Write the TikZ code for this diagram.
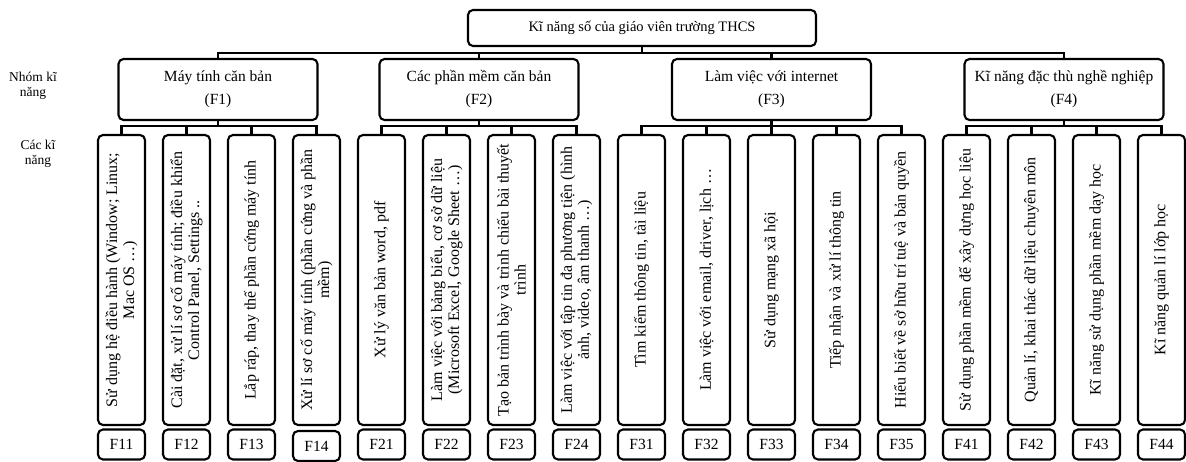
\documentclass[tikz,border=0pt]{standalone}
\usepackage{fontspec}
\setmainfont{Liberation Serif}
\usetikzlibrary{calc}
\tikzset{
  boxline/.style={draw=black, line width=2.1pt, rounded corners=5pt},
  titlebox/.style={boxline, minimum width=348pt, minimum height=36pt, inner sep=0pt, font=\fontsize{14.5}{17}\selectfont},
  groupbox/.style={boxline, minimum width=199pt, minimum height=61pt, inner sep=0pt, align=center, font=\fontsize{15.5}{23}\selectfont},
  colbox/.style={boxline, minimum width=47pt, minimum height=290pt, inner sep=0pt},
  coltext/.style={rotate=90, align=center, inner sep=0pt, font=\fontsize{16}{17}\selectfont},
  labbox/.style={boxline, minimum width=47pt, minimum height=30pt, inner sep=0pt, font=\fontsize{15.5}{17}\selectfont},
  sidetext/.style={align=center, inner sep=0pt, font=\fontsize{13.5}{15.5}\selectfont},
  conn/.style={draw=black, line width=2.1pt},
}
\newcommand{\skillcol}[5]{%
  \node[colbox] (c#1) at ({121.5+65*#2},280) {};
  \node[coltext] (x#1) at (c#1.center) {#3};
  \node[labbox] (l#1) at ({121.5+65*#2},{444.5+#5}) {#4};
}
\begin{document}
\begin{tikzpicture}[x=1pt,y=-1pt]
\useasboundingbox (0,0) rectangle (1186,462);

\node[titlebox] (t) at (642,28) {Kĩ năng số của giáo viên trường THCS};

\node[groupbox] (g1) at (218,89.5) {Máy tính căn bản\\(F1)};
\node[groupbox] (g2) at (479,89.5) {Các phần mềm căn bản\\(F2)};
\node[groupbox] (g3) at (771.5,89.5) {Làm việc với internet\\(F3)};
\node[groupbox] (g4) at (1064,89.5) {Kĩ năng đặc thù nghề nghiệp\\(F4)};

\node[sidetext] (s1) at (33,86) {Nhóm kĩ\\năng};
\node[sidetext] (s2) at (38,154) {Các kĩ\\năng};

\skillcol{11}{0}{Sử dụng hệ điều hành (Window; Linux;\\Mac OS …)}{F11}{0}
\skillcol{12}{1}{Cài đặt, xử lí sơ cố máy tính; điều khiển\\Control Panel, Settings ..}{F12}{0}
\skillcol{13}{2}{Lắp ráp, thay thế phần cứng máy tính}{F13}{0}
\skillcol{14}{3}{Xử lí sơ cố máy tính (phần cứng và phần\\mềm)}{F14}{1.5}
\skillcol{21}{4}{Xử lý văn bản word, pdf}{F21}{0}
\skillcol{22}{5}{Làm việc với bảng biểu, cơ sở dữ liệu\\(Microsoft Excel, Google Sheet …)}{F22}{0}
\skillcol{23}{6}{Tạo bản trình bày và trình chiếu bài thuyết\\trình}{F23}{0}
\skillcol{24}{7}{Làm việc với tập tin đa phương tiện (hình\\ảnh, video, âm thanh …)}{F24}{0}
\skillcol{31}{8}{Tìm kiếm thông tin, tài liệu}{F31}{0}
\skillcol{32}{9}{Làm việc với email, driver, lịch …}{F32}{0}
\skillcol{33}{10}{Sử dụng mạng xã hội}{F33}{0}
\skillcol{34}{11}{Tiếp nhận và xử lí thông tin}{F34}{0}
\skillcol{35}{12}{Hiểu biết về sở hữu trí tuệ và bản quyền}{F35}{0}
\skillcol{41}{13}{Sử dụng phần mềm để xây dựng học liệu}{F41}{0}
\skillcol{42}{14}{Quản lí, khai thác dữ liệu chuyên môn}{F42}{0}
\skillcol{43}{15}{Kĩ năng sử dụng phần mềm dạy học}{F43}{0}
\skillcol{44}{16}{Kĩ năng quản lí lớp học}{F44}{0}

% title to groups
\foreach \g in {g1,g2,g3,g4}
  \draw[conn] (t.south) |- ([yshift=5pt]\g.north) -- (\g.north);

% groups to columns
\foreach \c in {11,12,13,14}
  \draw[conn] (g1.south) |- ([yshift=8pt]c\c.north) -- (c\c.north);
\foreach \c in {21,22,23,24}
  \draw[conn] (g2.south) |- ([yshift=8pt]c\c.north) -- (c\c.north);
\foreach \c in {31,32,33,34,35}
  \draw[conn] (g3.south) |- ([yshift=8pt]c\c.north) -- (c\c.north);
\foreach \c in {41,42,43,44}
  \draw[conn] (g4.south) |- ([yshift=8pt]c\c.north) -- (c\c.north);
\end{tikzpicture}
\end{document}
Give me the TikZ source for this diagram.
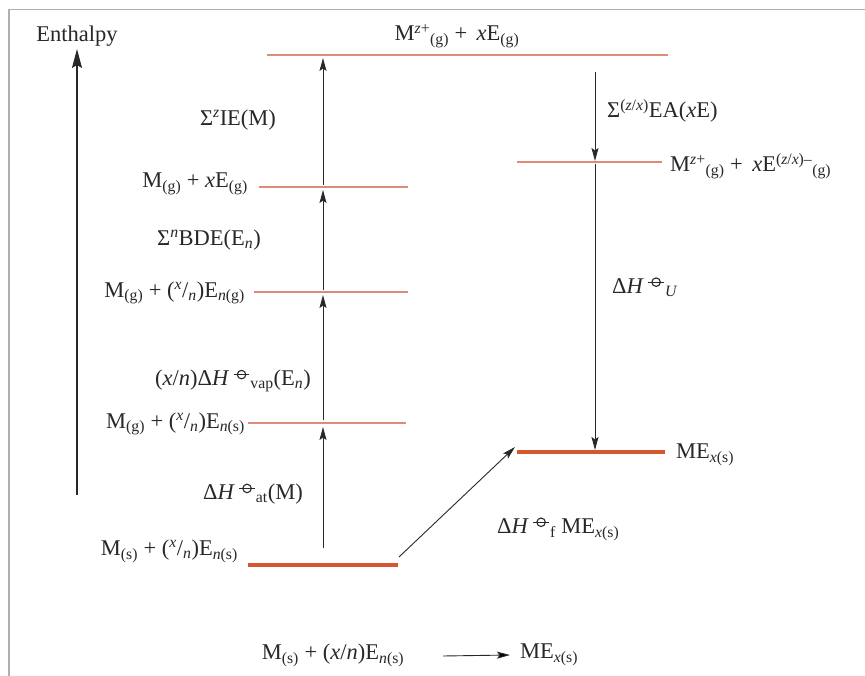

=-=-=-=-=

## Task goal
Reproduce each line of the records exactly, and omit every picture.

## Answer for this exercise
Write the TikZ code for this diagram.
\documentclass[tikz,border=0pt]{standalone}
\usepackage{fontspec}
\setmainfont{Liberation Serif}
\usetikzlibrary{calc}
\tikzset{
  boxline/.style={draw=black, line width=2.1pt, rounded corners=5pt},
  titlebox/.style={boxline, minimum width=348pt, minimum height=36pt, inner sep=0pt, font=\fontsize{14.5}{17}\selectfont},
  groupbox/.style={boxline, minimum width=199pt, minimum height=61pt, inner sep=0pt, align=center, font=\fontsize{15.5}{23}\selectfont},
  colbox/.style={boxline, minimum width=47pt, minimum height=290pt, inner sep=0pt},
  coltext/.style={rotate=90, align=center, inner sep=0pt, font=\fontsize{16}{17}\selectfont},
  labbox/.style={boxline, minimum width=47pt, minimum height=30pt, inner sep=0pt, font=\fontsize{15.5}{17}\selectfont},
  sidetext/.style={align=center, inner sep=0pt, font=\fontsize{13.5}{15.5}\selectfont},
  conn/.style={draw=black, line width=2.1pt},
}
\newcommand{\skillcol}[5]{%
  \node[colbox] (c#1) at ({121.5+65*#2},280) {};
  \node[coltext] (x#1) at (c#1.center) {#3};
  \node[labbox] (l#1) at ({121.5+65*#2},{444.5+#5}) {#4};
}
\begin{document}
\begin{tikzpicture}[x=1pt,y=-1pt]
\useasboundingbox (0,0) rectangle (1186,462);

\node[titlebox] (t) at (642,28) {Kĩ năng số của giáo viên trường THCS};

\node[groupbox] (g1) at (218,89.5) {Máy tính căn bản\\(F1)};
\node[groupbox] (g2) at (479,89.5) {Các phần mềm căn bản\\(F2)};
\node[groupbox] (g3) at (771.5,89.5) {Làm việc với internet\\(F3)};
\node[groupbox] (g4) at (1064,89.5) {Kĩ năng đặc thù nghề nghiệp\\(F4)};

\node[sidetext] (s1) at (33,86) {Nhóm kĩ\\năng};
\node[sidetext] (s2) at (38,154) {Các kĩ\\năng};

\skillcol{11}{0}{Sử dụng hệ điều hành (Window; Linux;\\Mac OS …)}{F11}{0}
\skillcol{12}{1}{Cài đặt, xử lí sơ cố máy tính; điều khiển\\Control Panel, Settings ..}{F12}{0}
\skillcol{13}{2}{Lắp ráp, thay thế phần cứng máy tính}{F13}{0}
\skillcol{14}{3}{Xử lí sơ cố máy tính (phần cứng và phần\\mềm)}{F14}{1.5}
\skillcol{21}{4}{Xử lý văn bản word, pdf}{F21}{0}
\skillcol{22}{5}{Làm việc với bảng biểu, cơ sở dữ liệu\\(Microsoft Excel, Google Sheet …)}{F22}{0}
\skillcol{23}{6}{Tạo bản trình bày và trình chiếu bài thuyết\\trình}{F23}{0}
\skillcol{24}{7}{Làm việc với tập tin đa phương tiện (hình\\ảnh, video, âm thanh …)}{F24}{0}
\skillcol{31}{8}{Tìm kiếm thông tin, tài liệu}{F31}{0}
\skillcol{32}{9}{Làm việc với email, driver, lịch …}{F32}{0}
\skillcol{33}{10}{Sử dụng mạng xã hội}{F33}{0}
\skillcol{34}{11}{Tiếp nhận và xử lí thông tin}{F34}{0}
\skillcol{35}{12}{Hiểu biết về sở hữu trí tuệ và bản quyền}{F35}{0}
\skillcol{41}{13}{Sử dụng phần mềm để xây dựng học liệu}{F41}{0}
\skillcol{42}{14}{Quản lí, khai thác dữ liệu chuyên môn}{F42}{0}
\skillcol{43}{15}{Kĩ năng sử dụng phần mềm dạy học}{F43}{0}
\skillcol{44}{16}{Kĩ năng quản lí lớp học}{F44}{0}

% title to groups
\foreach \g in {g1,g2,g3,g4}
  \draw[conn] (t.south) |- ([yshift=5pt]\g.north) -- (\g.north);

% groups to columns
\foreach \c in {11,12,13,14}
  \draw[conn] (g1.south) |- ([yshift=8pt]c\c.north) -- (c\c.north);
\foreach \c in {21,22,23,24}
  \draw[conn] (g2.south) |- ([yshift=8pt]c\c.north) -- (c\c.north);
\foreach \c in {31,32,33,34,35}
  \draw[conn] (g3.south) |- ([yshift=8pt]c\c.north) -- (c\c.north);
\foreach \c in {41,42,43,44}
  \draw[conn] (g4.south) |- ([yshift=8pt]c\c.north) -- (c\c.north);
\end{tikzpicture}
\end{document}
Give me the TikZ source for this diagram.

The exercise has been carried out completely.